[Begin]
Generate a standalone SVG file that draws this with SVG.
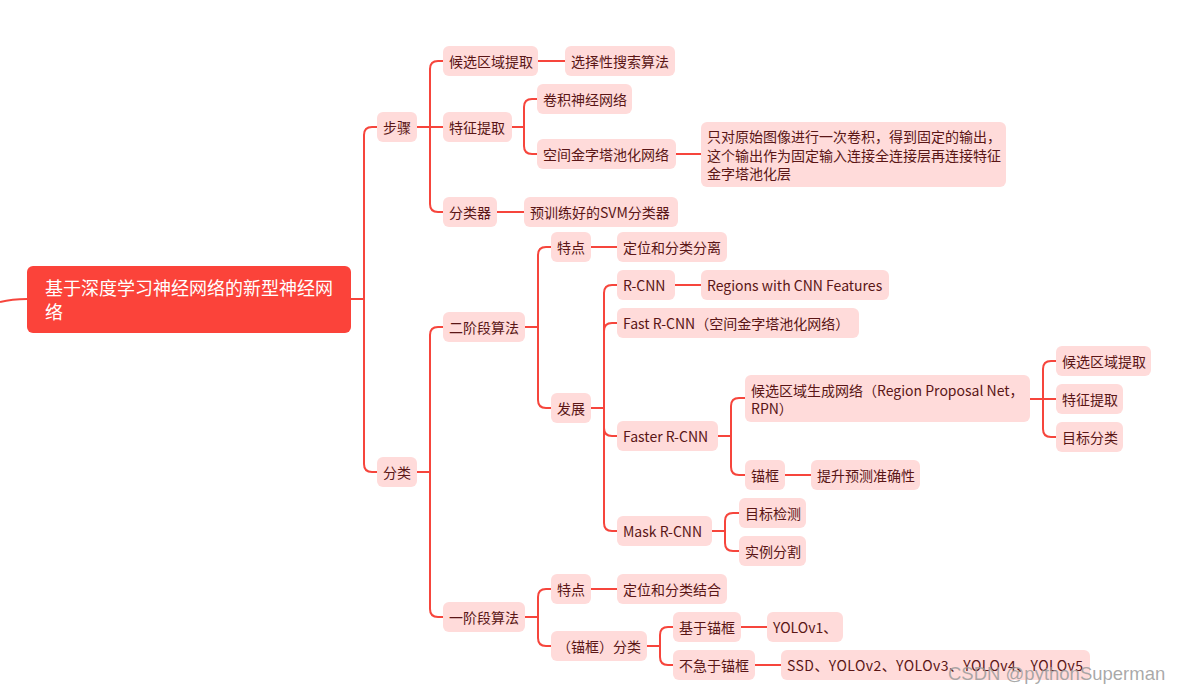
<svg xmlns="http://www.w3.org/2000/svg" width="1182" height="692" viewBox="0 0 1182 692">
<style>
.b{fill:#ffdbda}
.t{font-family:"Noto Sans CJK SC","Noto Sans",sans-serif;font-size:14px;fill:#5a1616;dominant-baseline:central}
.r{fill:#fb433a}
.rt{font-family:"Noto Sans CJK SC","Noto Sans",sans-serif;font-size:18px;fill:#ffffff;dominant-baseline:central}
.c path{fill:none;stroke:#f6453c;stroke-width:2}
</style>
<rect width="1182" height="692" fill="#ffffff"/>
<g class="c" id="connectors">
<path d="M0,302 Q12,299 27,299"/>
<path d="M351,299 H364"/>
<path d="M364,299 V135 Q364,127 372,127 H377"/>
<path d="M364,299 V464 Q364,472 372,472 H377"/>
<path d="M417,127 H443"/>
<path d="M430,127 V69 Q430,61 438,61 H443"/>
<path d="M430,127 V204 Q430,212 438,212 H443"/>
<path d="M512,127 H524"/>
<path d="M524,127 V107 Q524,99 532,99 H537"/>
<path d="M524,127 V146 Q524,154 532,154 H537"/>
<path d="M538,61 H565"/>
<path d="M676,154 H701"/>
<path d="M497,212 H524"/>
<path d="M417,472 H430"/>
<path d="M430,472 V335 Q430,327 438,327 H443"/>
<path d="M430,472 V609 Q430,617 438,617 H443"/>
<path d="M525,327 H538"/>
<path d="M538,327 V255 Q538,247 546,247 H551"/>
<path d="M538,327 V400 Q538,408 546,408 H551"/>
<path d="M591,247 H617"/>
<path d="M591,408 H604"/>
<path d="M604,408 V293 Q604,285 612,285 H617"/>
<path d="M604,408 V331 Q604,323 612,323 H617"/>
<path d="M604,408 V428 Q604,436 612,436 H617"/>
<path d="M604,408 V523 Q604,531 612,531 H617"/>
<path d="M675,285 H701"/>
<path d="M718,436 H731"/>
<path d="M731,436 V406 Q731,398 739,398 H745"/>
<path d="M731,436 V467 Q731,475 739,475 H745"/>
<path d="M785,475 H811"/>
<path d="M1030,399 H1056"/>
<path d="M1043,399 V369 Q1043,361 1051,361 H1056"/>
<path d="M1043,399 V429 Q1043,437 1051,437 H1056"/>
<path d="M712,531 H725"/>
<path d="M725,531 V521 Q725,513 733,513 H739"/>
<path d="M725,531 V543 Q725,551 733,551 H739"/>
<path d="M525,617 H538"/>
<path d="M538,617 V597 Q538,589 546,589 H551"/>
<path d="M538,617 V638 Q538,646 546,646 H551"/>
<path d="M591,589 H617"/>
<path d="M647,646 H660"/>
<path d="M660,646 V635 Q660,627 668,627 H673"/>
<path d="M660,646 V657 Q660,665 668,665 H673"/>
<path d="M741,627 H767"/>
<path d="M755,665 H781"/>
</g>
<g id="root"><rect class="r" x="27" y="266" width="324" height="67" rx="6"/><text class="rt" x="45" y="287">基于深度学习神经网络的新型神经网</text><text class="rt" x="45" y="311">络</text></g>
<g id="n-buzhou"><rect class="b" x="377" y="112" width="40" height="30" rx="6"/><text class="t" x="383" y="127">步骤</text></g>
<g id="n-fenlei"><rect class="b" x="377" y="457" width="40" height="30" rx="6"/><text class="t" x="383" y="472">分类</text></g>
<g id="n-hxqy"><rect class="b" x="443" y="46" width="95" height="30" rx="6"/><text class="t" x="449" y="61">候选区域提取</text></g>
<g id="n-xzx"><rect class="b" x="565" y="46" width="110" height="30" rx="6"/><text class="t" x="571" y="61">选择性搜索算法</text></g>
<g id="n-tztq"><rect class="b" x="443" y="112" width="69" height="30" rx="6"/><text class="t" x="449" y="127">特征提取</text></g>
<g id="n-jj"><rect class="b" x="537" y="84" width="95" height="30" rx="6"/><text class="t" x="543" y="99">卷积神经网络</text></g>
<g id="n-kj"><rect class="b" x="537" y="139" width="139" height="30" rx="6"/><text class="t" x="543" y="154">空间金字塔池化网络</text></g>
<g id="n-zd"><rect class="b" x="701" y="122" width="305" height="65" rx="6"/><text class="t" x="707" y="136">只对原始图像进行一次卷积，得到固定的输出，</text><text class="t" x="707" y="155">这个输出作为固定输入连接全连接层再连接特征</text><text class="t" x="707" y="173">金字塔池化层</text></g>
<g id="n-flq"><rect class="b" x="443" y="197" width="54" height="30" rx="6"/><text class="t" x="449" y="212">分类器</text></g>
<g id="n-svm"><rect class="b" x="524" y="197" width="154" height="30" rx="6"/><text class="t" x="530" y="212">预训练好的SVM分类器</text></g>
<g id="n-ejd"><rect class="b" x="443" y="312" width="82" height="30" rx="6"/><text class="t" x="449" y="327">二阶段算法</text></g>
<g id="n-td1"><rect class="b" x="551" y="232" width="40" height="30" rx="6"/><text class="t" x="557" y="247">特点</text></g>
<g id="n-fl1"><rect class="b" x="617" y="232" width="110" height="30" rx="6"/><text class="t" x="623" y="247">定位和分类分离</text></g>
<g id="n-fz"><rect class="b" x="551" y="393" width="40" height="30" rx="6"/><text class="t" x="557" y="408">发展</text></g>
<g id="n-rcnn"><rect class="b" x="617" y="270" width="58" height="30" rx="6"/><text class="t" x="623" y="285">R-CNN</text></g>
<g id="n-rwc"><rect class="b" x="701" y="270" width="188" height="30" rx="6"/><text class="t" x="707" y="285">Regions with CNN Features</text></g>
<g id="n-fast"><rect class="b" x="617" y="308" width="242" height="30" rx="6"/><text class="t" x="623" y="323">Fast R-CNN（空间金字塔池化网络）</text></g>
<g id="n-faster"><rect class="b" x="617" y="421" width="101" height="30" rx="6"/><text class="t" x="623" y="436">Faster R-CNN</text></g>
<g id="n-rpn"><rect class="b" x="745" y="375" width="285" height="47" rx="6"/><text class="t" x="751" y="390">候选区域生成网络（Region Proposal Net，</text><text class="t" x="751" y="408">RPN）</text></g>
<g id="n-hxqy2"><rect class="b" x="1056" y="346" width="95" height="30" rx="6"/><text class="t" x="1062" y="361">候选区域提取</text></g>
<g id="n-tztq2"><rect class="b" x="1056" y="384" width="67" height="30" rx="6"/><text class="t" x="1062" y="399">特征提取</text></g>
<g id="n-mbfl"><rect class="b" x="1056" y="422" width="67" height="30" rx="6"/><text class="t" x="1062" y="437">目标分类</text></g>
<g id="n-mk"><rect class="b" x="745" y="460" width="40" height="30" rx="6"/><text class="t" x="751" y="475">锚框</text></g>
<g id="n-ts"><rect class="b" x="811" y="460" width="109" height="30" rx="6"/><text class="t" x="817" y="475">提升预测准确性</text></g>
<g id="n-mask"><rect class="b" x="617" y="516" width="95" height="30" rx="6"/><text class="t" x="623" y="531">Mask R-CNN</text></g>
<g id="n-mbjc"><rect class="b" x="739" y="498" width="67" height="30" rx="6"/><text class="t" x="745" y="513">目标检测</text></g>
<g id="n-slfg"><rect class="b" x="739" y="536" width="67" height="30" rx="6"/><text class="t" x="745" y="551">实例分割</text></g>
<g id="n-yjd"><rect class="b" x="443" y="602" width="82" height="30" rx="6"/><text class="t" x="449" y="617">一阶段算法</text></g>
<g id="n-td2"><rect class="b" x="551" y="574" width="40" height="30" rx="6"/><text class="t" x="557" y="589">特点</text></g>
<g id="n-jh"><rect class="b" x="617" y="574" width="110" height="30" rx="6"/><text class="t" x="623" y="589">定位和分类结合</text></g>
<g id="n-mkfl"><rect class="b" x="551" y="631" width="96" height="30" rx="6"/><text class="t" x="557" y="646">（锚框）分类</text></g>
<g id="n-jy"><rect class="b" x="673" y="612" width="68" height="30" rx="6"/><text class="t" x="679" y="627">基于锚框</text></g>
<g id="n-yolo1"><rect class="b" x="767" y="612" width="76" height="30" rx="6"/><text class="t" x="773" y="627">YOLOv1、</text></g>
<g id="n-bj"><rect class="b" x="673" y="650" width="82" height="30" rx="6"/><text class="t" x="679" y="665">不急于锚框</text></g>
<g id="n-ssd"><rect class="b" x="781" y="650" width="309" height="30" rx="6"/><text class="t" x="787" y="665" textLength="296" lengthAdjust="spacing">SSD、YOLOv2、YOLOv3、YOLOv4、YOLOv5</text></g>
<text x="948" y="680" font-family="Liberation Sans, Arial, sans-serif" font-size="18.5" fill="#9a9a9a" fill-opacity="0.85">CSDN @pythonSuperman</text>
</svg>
[End]
- [Requirements] Copy each line above that contains the string "with".

- [Complete response]
Generate a standalone SVG file that draws this with SVG.
<g id="n-rwc"><rect class="b" x="701" y="270" width="188" height="30" rx="6"/><text class="t" x="707" y="285">Regions with CNN Features</text></g>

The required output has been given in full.